My vision is to build a business on one part of my grandfather’s farmland. This business would include multiple greenhouses, a nursery, and a florist shop. On the other section of land, there would be a retreat, a place where people can go that need help. People that need healing from emotional traumas, or are lost and looking for direction in their lives. This retreat would provide therapeutic programs that are built on spiritual principles and also include activities based off of the principles in horticulture therapy. Part of my dream, my vision, is that my daughter will help me build this and it will be something I can pass on to her.
However, this will take time and a lot of hard work. One thing incarceration has done is help me see what really matters. What really matters isn’t what I have, it’s what I can give others. A purposeful, meaningful life is a life lived serving others. That is how I will live life when I come home. I will serve people by doing what I can do to bring joy and healing into their hearts.
The journey I’ve been on has been a long arduous road. I’ve lost many people close to me, including my father and my grandmother. But I’ve grown and changed beyond words over the last 18 years or so. There is so much pain and suffering in the world today. Even if my efforts only help a small number of people, in comparison to the vast number of people that are hurting and lost, then whatever sacrifice I have to make for this vision to become a reality is worthwhile.

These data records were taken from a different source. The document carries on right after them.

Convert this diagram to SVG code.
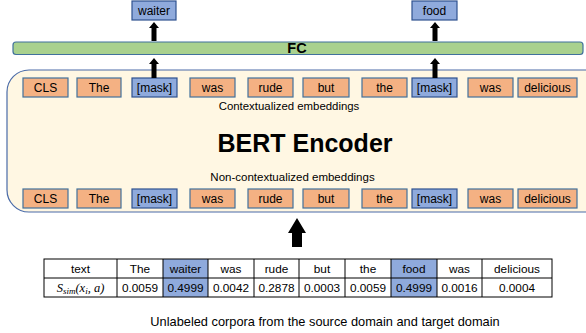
<svg xmlns="http://www.w3.org/2000/svg" width="586" height="333" viewBox="0 0 586 333">
<style>
text{font-family:"Liberation Sans",Arial,sans-serif;fill:#000}
.tok{font-size:12px;text-anchor:middle}
.org{fill:#F4B183;stroke:#41719C;stroke-width:1.2}
.blu{fill:#8FAADC;stroke:#2F528F;stroke-width:1.2}
.cell{fill:none;stroke:#000;stroke-width:1}
.tc{font-size:11.8px;text-anchor:middle}
.arr{fill:#000}
</style>
<rect width="586" height="333" fill="#fff"/>
<g id="encoder">
<rect x="7" y="70" width="600" height="142" rx="22" fill="#FFF7E3" stroke="#4A6BA8" stroke-width="1.2"/>
<text x="289" y="109.5" font-size="11.4" text-anchor="middle">Contextualized embeddings</text>
<text x="305" y="152" font-size="25" font-weight="bold" text-anchor="middle">BERT Encoder</text>
<text x="292.5" y="181" font-size="11.5" text-anchor="middle">Non-contextualized embeddings</text>
</g>
<g id="fc">
<rect x="13" y="42" width="570" height="12.5" rx="3" fill="#A9D18E" stroke="#41719C" stroke-width="1.2"/>
<text x="297" y="53.3" font-size="14.5" font-weight="bold" text-anchor="middle">FC</text>
</g>
<g id="out-waiter"><rect class="blu" x="132" y="1" width="44" height="19"/><text class="tok" x="154" y="14.8">waiter</text></g>
<g id="out-food"><rect class="blu" x="412" y="1" width="45" height="19"/><text class="tok" x="434.5" y="14.8">food</text></g>
<g id="top-row">
<rect class="org" x="23" y="78" width="45" height="19"/><text class="tok" x="45.5" y="91.8">CLS</text>
<rect class="org" x="77" y="78" width="44" height="19"/><text class="tok" x="99" y="91.8">The</text>
<rect class="blu" x="132" y="78" width="45" height="19"/><text class="tok" x="154.5" y="91.8">[mask]</text>
<rect class="org" x="190" y="78" width="45" height="19"/><text class="tok" x="212.5" y="91.8">was</text>
<rect class="org" x="248" y="78" width="45" height="19"/><text class="tok" x="270.5" y="91.8">rude</text>
<rect class="org" x="303" y="78" width="46" height="19"/><text class="tok" x="326" y="91.8">but</text>
<rect class="org" x="362" y="78" width="45" height="19"/><text class="tok" x="384.5" y="91.8">the</text>
<rect class="blu" x="412" y="78" width="45" height="19"/><text class="tok" x="434.5" y="91.8">[mask]</text>
<rect class="org" x="468" y="78" width="45" height="19"/><text class="tok" x="490.5" y="91.8">was</text>
<rect class="org" x="518" y="78" width="59" height="19"/><text class="tok" x="547.5" y="91.8">delicious</text>
</g>
<g id="bottom-row">
<rect class="org" x="23" y="189" width="45" height="19"/><text class="tok" x="45.5" y="202.8">CLS</text>
<rect class="org" x="77" y="189" width="44" height="19"/><text class="tok" x="99" y="202.8">The</text>
<rect class="blu" x="132" y="189" width="45" height="19"/><text class="tok" x="154.5" y="202.8">[mask]</text>
<rect class="org" x="190" y="189" width="45" height="19"/><text class="tok" x="212.5" y="202.8">was</text>
<rect class="org" x="248" y="189" width="45" height="19"/><text class="tok" x="270.5" y="202.8">rude</text>
<rect class="org" x="303" y="189" width="46" height="19"/><text class="tok" x="326" y="202.8">but</text>
<rect class="org" x="362" y="189" width="45" height="19"/><text class="tok" x="384.5" y="202.8">the</text>
<rect class="blu" x="412" y="189" width="45" height="19"/><text class="tok" x="434.5" y="202.8">[mask]</text>
<rect class="org" x="468" y="189" width="45" height="19"/><text class="tok" x="490.5" y="202.8">was</text>
<rect class="org" x="518" y="189" width="59" height="19"/><text class="tok" x="547.5" y="202.8">delicious</text>
</g>
<g id="connectors">
<path class="arr" d="M154 22 L159 28 L156.5 28 L156.5 41 L151.5 41 L151.5 28 L149 28 Z"/>
<path class="arr" d="M154 58 L159 64 L156.5 64 L156.5 78 L151.5 78 L151.5 64 L149 64 Z"/>
<path class="arr" d="M435 22 L440 28 L437.5 28 L437.5 41 L432.5 41 L432.5 28 L430 28 Z"/>
<path class="arr" d="M435 58 L440 64 L437.5 64 L437.5 78 L432.5 78 L432.5 64 L430 64 Z"/>
<path class="arr" d="M297 218 L306 233 L302 233 L302 247 L292 247 L292 233 L288 233 Z"/>
</g>
<g id="table">
<rect x="163" y="259" width="45" height="38" fill="#8FAADC"/>
<rect x="391" y="259" width="46" height="38" fill="#8FAADC"/>
<rect class="cell" x="44" y="259" width="508" height="38"/>
<line class="cell" x1="44" y1="278" x2="552" y2="278"/>
<path class="cell" d="M117 259V297M163 259V297M208 259V297M254 259V297M299 259V297M345 259V297M391 259V297M437 259V297M482 259V297"/>
<text class="tc" x="80.5" y="272.5">text</text>
<text class="tc" x="140" y="272.5">The</text>
<text class="tc" x="185.5" y="272.5">waiter</text>
<text class="tc" x="231" y="272.5">was</text>
<text class="tc" x="276.5" y="272.5">rude</text>
<text class="tc" x="322" y="272.5">but</text>
<text class="tc" x="368" y="272.5">the</text>
<text class="tc" x="414" y="272.5">food</text>
<text class="tc" x="459.5" y="272.5">was</text>
<text class="tc" x="517" y="272.5">delicious</text>
<text x="80.5" y="291.5" font-size="12.5" text-anchor="middle" style="font-family:'Liberation Serif','Times New Roman',serif;font-style:italic">S<tspan font-size="9" dy="2">sim</tspan><tspan dy="-2">(x</tspan><tspan font-size="9" dy="2">i</tspan><tspan dy="-2">, a)</tspan></text>
<text class="tc" x="140" y="291.5">0.0059</text>
<text class="tc" x="185.5" y="291.5">0.4999</text>
<text class="tc" x="231" y="291.5">0.0042</text>
<text class="tc" x="276.5" y="291.5">0.2878</text>
<text class="tc" x="322" y="291.5">0.0003</text>
<text class="tc" x="368" y="291.5">0.0059</text>
<text class="tc" x="414" y="291.5">0.4999</text>
<text class="tc" x="459.5" y="291.5">0.0016</text>
<text class="tc" x="517" y="291.5">0.0004</text>
</g>
<text x="325" y="325.5" font-size="12.8" text-anchor="middle">Unlabeled corpora from the source domain and target domain</text>
</svg>
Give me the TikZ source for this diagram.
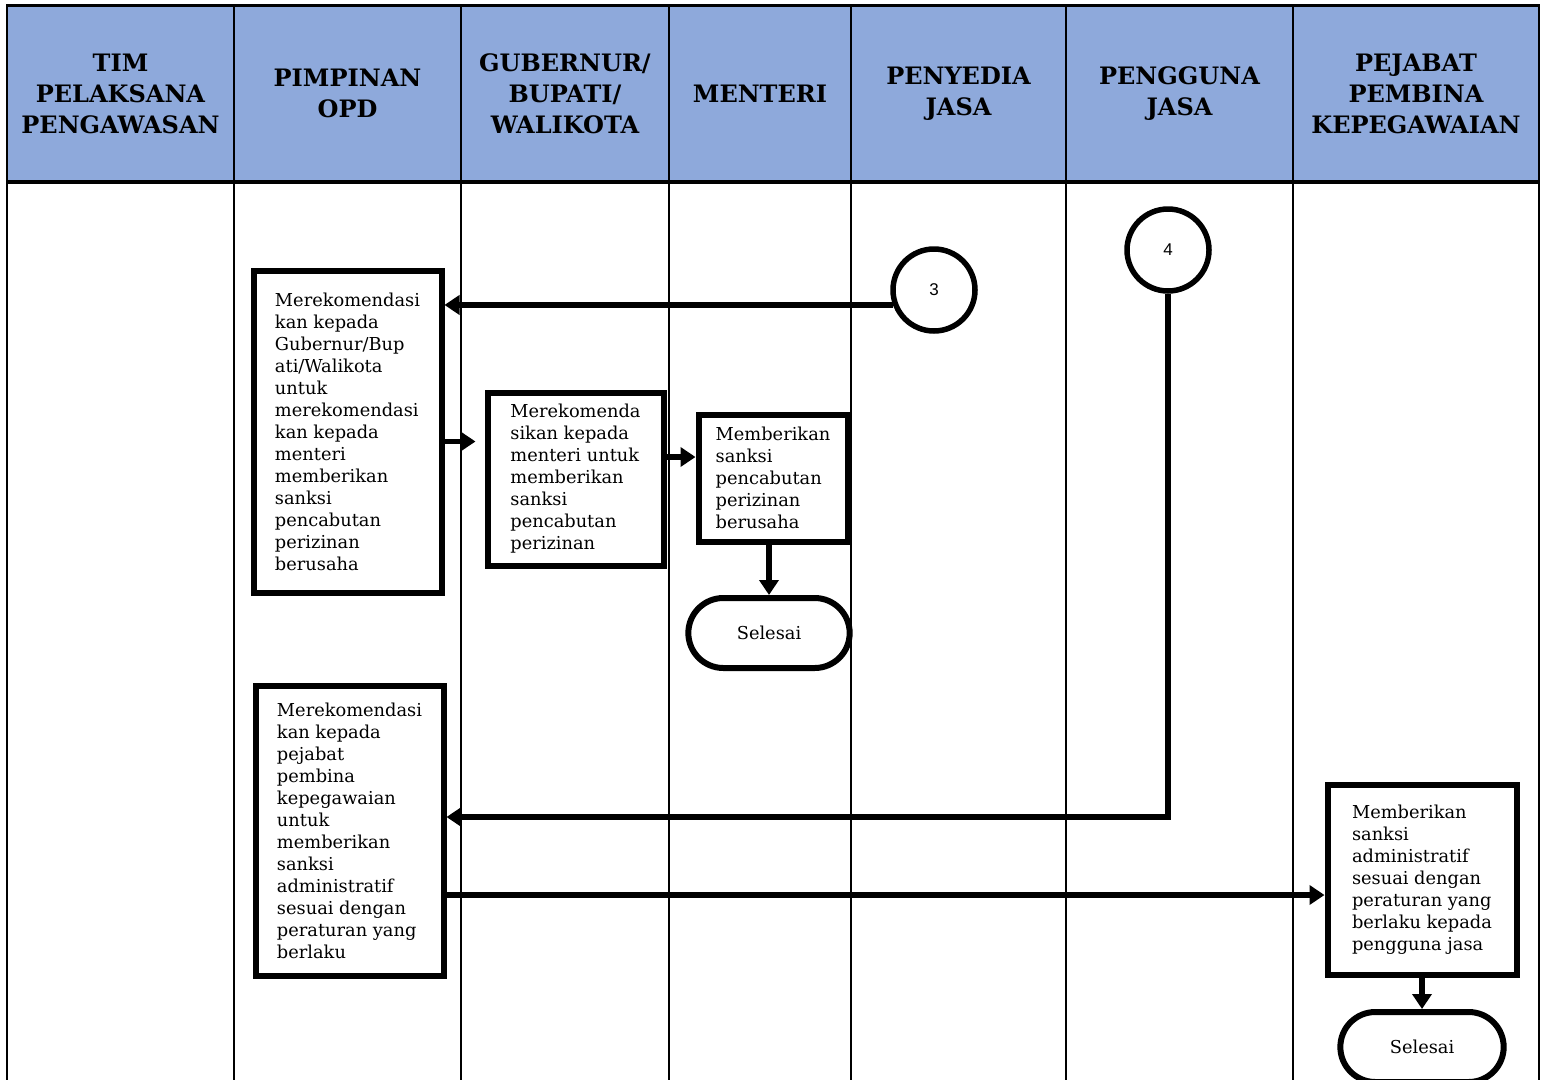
\documentclass[tikz,border=0pt]{standalone}
\usepackage{fontspec}
\setmainfont{DejaVu Serif}
\newfontfamily\numfam{Liberation Sans}
\usetikzlibrary{positioning,arrows.meta,shapes.misc}
\definecolor{hdrblue}{RGB}{142,169,219}
\newcommand{\hdrfont}{\fontsize{24}{31}\selectfont\bfseries}
\newcommand{\boxfont}{\fontsize{17.8}{22}\selectfont}
\newcommand{\numfont}{\numfam\fontsize{17}{20}\selectfont}

\begin{document}
\begin{tikzpicture}[x=1pt, y=-1pt,
    lane/.style={line width=2pt},
    hdr/.style={draw, line width=2pt, fill=hdrblue, minimum height=175pt, align=center, font=\hdrfont},
    proc/.style={draw, line width=6pt, align=left, font=\boxfont, inner sep=0pt},
    ends/.style={draw, rounded rectangle, line width=6pt, minimum width=168pt, minimum height=70pt, font=\boxfont},
    conn/.style={draw, circle, line width=5.5pt, minimum size=82pt, font=\numfont},
    flow/.style={line width=5.5pt, -{Triangle[length=15pt,width=19pt]}}]
    \useasboundingbox (0,0) rectangle (1546,1079);

    % Header row
    \node[hdr, minimum width=227pt] (h1) at (120.5, 93.5) {TIM\\PELAKSANA\\PENGAWASAN};
    \node[hdr, minimum width=227pt] (h2) at (347.5, 93.5) {PIMPINAN\\OPD};
    \node[hdr, minimum width=208pt] (h3) at (565, 93.5) {GUBERNUR/\\BUPATI/\\WALIKOTA};
    \node[hdr, minimum width=182pt] (h4) at (760, 93.5) {MENTERI};
    \node[hdr, minimum width=215pt] (h5) at (958.5, 93.5) {PENYEDIA\\JASA};
    \node[hdr, minimum width=227pt] (h6) at (1179.5, 93.5) {PENGGUNA\\JASA};
    \node[hdr, minimum width=246pt] (h7) at (1416, 93.5) {PEJABAT\\PEMBINA\\KEPEGAWAIAN};
    \draw[line width=3pt] (h1.north west) -- (h7.north east);
    \draw[line width=3pt] (h1.south west) -- (h7.south east);

    % Lanes
    \foreach \lx in {7, 234, 461, 669, 851, 1066, 1293, 1539}
        \draw[lane] (\lx, 181) -- (\lx, 1085);

    % Connectors
    \node[conn] (c3) at (934, 290) {3};
    \node[conn] (c4) at (1168, 250) {4};

    % Upper flow
    \node[proc, minimum width=188pt, minimum height=322pt] (recA) at (347.5, 431.5)
        {Merekomendasi\\kan kepada\\Gubernur/Bup\\ati/Walikota\\untuk\\merekomendasi\\kan kepada\\menteri\\memberikan\\sanksi\\pencabutan\\perizinan\\berusaha};
    \node[proc, minimum width=176pt, minimum height=173pt] (recB) at (575.5, 479)
        {Merekomenda\\sikan kepada\\menteri untuk\\memberikan\\sanksi\\pencabutan\\perizinan};
    \node[proc, minimum width=149pt, minimum height=127pt] (sanC) at (773, 478)
        {Memberikan\\sanksi\\pencabutan\\perizinan\\berusaha};
    \node[ends] (end1) at (769, 633) {Selesai};

    % Lower flow
    \node[proc, minimum width=188pt, minimum height=290pt] (recD) at (349.5, 830.5)
        {Merekomendasi\\kan kepada\\pejabat\\pembina\\kepegawaian\\untuk\\memberikan\\sanksi\\administratif\\sesuai dengan\\peraturan yang\\berlaku};
    \node[proc, minimum width=189pt, minimum height=190pt] (sanE) at (1422, 879.5)
        {Memberikan\\sanksi\\administratif\\sesuai dengan\\peraturan yang\\berlaku kepada\\pengguna jasa};
    \node[ends, minimum width=170pt] (end2) at (1422, 1047) {Selesai};

    % Arrows
    \draw[flow] (c3.200) -- (c3.200 -| recA.east);
    \draw[flow, shorten >=9pt] ([yshift=-10pt]recA.east) -- ([yshift=-10pt]recA.east -| recB.west);
    \draw[flow] ([yshift=22pt]recB.east) -- ([yshift=22pt]recB.east -| sanC.west);
    \draw[flow] (sanC.south -| end1.north) -- (end1.north);
    \draw[flow] (c4.south) |- ([yshift=13.5pt]recD.east);
    \draw[flow] ([yshift=-64.5pt]recD.east) -- ([yshift=-64.5pt]recD.east -| sanE.west);
    \draw[flow] (sanE.south) -- (end2.north);
\end{tikzpicture}
\end{document}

In closing, I would like to say that we are just people that made many mistakes for many reasons. We should be held accountable for these mistakes, for the pain and hardships we have caused people. But a person’s mistakes shouldn’t define them. For the people reading this, I ask you, what is the purpose of prison? Is it based on rehabilitation or retribution, maybe a combination of both? It’s my belief that the goal, the purpose of the justice system should be to both enforce the law and encourage those who violate the law to change. True change requires one to change on the inside, in the way they think and perceive the world. These are the transformations I experienced and the area in which the system has completely failed.